Nottingham church changes healing claim after complaint

Part of the leaflet handed out by members of St Mark's Church in Woodthorpe, Nottingham which the Advertising Standards Agency advised should be changed The ASA said it needed robust evidence to back up healing claims

The Advertising Standards Authority (ASA) has stepped in after a Nottingham church claimed in a leaflet God could heal a range of named illnesses.

It followed a complaint from the head of Nottingham's Secular Society who was handed a flyer while shopping.

The leaflet, distributed by St Mark's Church in Woodthorpe, said God could heal back pain and cancer.

The ASA said "robust evidence" was needed to support such claims.

Matt Wilson from the ASA said: "We are not here to stop religious or faith-based organisations from promoting what they believe in.

"But if they are making absolute claims about curing serious conditions then we have to see that evidence to back it up."

'Dangerous nonsense'

Start Quote

I couldn't believe the overarching, ridiculous, unfounded claims they were making”

End Quote Dennis Penaluna Nottingham Secular Society

Dennis Penaluna of Nottingham Secular Society said he was shocked by the leaflet.

"I couldn't believe the overarching, ridiculous, unfounded claims they were making. They can't be substantiated," he said.

"It's a dangerous nonsense. People who are ill or vulnerable can be easily persuaded. They will grasp at anything."

Canon Ed Pruin, who advises people in the Church of England diocese of Nottingham and Southwell on healing, said he agreed the leaflet was "less than helpful".

But he added: "I absolutely do believe that God can heal. I have no doubts.

"I think that one of the ways God heals is through medical science and the care of healthcare professionals.

"But I don't think that he is always in the curing business."

Canon Pruin is on the Healing and Wholeness committee that advised St Mark's to amend the leaflet in accordance with the ASA recommendations.

"The words 'healing on the streets' is perhaps a little misleading.

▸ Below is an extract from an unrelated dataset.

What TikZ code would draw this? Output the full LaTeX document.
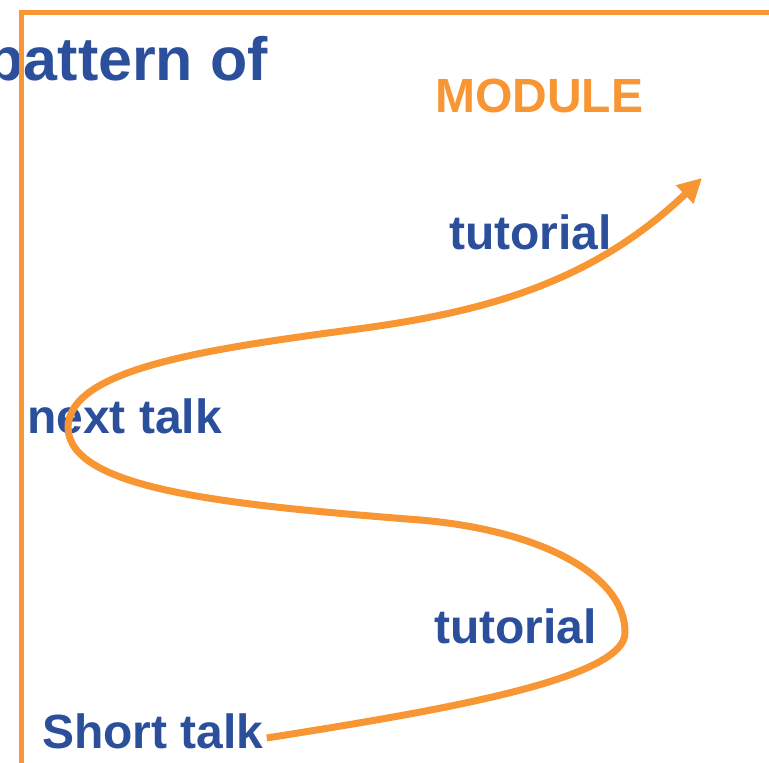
\documentclass[tikz,border=0pt]{standalone}
\usepackage{fontspec}
\setmainfont{Liberation Sans}
\usetikzlibrary{arrows.meta}
\definecolor{orng}{RGB}{247,150,51}
\definecolor{blu}{RGB}{43,79,155}
\tikzset{
  lbl/.style={inner sep=0pt, anchor=base west, text=blu, font=\fontsize{48}{52}\selectfont\bfseries},
  flow/.style={draw=orng, line width=7pt, -{Triangle[length=24pt,width=24pt]}},
  frame/.style={draw=orng, line width=4.5pt}
}
\begin{document}
\begin{tikzpicture}[x=1pt,y=-1pt]
\useasboundingbox (0,0) rectangle (769,763);
\node[lbl, anchor=base east, font=\fontsize{61}{66}\selectfont\bfseries] (pat) at (268,80) {pattern of};
\node[lbl, text=orng] (mod) at (435,112) {MODULE};
\node[lbl] (tut1) at (449,249) {tutorial};
\node[lbl] (next) at (27,433) {next talk};
\node[lbl] (tut2) at (434,643) {tutorial};
\node[lbl] (st) at (42,748) {Short talk};
\coordinate (r) at (625,632);
\coordinate (m1) at (420,520);
\coordinate (l) at (68,428);
\coordinate (m2) at (350,330);
\coordinate (tip) at (702,178);
\draw[flow] ([xshift=3pt,yshift=10pt]st.base east) .. controls (430,712) and (627,680) .. (r)
  .. controls (625,575) and (540,530) .. (m1)
  .. controls (230,505) and (70,490) .. (l)
  .. controls (68,370) and (200,350) .. (m2)
  .. controls (480,313) and (590,285) .. (tip);
\draw[frame] (21.5,770) -- (21.5,12.5) -- (780,12.5);
\end{tikzpicture}
\end{document}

I personally would like to see 'care on the streets'.

"People want to be prayed for when they are sick. We are responding to a need," he said.

No-one from St Mark's Church was available for comment.

Members of the church have been part of the Healing On The Streets ministry for two and a half years.

The Healing On The Streets ministry was started by Causeway Coast Vineyard church in Coleraine, Northern Ireland, in 2005 and has been taken up by dozens of churches across the UK.

Other churches in the ministry have said they would now look at their leaflets to make sure that they are not able to be misinterpreted or misunderstood.